The problem
Print the lines beginning with the one that contains "Convert this diagram to TikZ code." and ending with the one that contains "(plat) at (866.5,155)", exactly, both included, and no other lines.

Raw data
>> Start

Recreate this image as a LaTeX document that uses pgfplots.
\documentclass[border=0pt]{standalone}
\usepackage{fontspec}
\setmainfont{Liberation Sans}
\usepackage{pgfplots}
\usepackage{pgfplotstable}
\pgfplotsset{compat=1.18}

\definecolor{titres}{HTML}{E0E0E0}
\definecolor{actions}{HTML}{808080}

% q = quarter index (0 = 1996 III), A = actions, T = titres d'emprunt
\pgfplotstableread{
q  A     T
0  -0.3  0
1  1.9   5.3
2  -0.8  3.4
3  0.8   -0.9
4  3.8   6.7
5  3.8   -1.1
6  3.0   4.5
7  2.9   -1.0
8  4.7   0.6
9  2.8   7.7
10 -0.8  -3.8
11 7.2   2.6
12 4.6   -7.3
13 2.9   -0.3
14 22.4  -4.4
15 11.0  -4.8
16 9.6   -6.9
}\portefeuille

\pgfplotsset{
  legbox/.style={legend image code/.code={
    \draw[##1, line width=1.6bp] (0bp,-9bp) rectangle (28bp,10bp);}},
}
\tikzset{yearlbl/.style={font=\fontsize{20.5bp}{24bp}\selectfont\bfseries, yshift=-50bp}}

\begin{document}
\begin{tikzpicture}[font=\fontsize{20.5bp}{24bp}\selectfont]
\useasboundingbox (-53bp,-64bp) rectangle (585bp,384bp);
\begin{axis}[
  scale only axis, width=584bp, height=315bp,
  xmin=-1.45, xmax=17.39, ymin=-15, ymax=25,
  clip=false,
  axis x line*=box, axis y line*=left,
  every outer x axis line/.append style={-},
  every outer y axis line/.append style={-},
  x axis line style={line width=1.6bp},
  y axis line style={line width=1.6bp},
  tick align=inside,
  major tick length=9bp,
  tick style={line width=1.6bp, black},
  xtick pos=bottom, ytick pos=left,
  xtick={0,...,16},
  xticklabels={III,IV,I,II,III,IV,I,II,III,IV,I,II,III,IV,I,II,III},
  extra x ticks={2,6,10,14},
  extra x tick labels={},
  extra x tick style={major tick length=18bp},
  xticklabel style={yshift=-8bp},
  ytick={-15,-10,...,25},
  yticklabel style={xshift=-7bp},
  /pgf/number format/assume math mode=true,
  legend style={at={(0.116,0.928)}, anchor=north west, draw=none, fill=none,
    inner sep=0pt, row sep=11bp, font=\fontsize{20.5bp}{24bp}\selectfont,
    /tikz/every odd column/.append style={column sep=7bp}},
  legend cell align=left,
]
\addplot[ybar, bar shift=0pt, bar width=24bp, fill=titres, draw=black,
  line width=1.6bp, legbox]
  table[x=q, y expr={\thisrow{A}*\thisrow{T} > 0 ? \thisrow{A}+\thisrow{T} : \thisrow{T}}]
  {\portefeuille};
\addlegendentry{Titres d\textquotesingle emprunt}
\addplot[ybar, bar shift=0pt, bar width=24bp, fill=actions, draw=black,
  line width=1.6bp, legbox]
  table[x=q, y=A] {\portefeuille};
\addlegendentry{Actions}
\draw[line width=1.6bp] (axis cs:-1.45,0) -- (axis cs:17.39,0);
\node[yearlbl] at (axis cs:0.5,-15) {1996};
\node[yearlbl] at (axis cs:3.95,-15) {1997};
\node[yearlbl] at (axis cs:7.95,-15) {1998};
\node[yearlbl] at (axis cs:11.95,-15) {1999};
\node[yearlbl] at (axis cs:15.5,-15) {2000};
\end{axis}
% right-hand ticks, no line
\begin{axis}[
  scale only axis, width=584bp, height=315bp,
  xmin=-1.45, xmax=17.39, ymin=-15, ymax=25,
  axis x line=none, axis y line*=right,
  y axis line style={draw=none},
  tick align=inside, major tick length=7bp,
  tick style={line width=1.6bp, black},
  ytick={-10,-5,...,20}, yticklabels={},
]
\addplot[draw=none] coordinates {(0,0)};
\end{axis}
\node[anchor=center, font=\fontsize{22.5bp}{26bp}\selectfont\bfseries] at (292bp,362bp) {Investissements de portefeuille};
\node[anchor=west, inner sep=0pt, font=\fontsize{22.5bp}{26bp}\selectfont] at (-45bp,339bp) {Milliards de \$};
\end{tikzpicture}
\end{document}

>> End
>> Start

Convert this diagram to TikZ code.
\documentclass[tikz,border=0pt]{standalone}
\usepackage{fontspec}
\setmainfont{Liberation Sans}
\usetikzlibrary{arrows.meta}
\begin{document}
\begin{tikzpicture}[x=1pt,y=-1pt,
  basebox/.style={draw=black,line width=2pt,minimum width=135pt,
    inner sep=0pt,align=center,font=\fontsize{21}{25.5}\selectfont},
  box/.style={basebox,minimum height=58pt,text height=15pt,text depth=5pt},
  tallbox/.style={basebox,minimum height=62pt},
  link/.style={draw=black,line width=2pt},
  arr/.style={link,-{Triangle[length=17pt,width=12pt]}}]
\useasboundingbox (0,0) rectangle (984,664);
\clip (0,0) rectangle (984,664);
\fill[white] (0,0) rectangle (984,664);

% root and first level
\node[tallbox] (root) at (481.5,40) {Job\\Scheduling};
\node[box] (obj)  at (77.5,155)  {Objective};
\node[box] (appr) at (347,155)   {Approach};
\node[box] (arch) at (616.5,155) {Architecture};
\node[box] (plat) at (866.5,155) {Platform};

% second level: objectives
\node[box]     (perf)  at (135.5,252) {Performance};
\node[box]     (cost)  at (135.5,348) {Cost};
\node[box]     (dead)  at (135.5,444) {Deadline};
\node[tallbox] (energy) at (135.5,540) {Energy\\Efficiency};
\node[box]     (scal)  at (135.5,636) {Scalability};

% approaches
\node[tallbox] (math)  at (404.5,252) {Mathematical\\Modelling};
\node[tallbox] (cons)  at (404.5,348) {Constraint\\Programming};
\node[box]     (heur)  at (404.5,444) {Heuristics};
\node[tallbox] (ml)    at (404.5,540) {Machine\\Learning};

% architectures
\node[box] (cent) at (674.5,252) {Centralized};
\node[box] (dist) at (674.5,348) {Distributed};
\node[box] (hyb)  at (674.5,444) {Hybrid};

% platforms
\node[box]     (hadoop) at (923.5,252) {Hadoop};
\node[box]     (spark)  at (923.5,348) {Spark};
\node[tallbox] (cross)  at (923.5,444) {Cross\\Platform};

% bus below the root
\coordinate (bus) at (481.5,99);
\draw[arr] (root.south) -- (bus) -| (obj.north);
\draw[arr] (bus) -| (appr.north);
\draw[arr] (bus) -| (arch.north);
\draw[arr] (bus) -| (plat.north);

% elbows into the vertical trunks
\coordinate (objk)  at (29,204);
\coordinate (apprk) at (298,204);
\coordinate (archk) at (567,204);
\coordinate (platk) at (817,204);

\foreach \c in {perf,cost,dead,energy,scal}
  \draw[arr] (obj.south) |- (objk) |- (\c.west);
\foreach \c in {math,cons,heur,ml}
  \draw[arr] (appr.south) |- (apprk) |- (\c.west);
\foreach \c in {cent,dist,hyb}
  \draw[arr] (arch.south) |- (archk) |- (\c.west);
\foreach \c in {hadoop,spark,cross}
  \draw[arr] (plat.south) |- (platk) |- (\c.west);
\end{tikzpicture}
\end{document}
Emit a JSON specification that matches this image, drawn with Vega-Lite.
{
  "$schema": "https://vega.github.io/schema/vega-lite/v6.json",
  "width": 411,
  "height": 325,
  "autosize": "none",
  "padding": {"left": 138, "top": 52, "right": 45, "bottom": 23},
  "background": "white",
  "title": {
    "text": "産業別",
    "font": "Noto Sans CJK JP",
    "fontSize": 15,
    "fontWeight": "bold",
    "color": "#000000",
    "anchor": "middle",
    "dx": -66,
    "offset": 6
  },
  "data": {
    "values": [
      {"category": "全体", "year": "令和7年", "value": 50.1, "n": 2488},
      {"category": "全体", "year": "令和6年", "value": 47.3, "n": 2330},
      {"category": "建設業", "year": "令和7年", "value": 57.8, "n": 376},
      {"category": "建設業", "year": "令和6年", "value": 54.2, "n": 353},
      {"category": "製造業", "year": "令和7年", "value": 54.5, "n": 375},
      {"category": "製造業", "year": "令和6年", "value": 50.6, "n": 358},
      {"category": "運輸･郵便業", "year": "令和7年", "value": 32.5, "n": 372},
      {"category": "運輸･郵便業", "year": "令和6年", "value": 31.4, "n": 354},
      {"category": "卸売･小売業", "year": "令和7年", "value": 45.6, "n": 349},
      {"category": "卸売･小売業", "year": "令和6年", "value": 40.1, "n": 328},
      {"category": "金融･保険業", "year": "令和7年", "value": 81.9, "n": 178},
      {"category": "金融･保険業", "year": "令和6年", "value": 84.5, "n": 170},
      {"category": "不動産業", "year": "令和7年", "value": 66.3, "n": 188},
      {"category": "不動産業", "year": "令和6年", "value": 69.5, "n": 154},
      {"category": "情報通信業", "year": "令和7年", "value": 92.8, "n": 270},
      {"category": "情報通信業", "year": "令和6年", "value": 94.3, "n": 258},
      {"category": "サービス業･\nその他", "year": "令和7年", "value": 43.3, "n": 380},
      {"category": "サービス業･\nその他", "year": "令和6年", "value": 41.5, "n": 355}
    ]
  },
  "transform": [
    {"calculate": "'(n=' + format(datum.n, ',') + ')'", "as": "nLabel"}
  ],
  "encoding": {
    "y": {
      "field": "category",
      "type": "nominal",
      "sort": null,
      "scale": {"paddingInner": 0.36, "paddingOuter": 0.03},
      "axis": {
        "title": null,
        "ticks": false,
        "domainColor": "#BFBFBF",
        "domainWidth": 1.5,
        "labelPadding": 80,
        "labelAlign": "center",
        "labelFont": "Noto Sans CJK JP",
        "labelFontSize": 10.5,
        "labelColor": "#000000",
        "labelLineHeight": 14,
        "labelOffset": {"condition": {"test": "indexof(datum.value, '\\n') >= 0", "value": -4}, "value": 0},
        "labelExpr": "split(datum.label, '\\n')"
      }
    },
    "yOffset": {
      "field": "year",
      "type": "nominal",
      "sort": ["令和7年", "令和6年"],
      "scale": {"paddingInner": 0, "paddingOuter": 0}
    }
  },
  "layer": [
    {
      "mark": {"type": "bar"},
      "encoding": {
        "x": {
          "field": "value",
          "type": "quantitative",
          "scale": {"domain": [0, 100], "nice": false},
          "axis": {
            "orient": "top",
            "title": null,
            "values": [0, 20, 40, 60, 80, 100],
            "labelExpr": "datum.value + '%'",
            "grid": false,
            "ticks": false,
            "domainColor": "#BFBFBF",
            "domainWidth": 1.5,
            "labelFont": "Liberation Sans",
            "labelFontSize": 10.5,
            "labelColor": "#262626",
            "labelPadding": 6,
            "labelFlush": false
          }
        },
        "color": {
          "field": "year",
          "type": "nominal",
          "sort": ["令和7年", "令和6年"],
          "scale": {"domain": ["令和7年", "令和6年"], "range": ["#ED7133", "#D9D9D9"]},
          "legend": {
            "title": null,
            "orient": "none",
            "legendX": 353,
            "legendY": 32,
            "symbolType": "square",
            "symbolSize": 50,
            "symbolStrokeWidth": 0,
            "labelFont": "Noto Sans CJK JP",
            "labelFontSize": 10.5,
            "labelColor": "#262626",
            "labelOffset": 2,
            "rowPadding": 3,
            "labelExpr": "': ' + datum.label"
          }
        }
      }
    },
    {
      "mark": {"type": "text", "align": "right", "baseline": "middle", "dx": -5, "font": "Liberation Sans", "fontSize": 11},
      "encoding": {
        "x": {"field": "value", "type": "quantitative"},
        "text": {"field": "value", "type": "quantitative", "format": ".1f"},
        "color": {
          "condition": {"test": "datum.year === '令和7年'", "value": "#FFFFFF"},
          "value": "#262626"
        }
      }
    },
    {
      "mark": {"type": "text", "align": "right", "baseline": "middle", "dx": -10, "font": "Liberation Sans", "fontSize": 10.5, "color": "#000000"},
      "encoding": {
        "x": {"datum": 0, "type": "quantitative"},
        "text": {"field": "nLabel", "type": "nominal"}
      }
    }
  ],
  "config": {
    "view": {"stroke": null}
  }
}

>> End

Solved problem
Convert this diagram to TikZ code.
\documentclass[tikz,border=0pt]{standalone}
\usepackage{fontspec}
\setmainfont{Liberation Sans}
\usetikzlibrary{arrows.meta}
\begin{document}
\begin{tikzpicture}[x=1pt,y=-1pt,
  basebox/.style={draw=black,line width=2pt,minimum width=135pt,
    inner sep=0pt,align=center,font=\fontsize{21}{25.5}\selectfont},
  box/.style={basebox,minimum height=58pt,text height=15pt,text depth=5pt},
  tallbox/.style={basebox,minimum height=62pt},
  link/.style={draw=black,line width=2pt},
  arr/.style={link,-{Triangle[length=17pt,width=12pt]}}]
\useasboundingbox (0,0) rectangle (984,664);
\clip (0,0) rectangle (984,664);
\fill[white] (0,0) rectangle (984,664);

% root and first level
\node[tallbox] (root) at (481.5,40) {Job\\Scheduling};
\node[box] (obj)  at (77.5,155)  {Objective};
\node[box] (appr) at (347,155)   {Approach};
\node[box] (arch) at (616.5,155) {Architecture};
\node[box] (plat) at (866.5,155) {Platform};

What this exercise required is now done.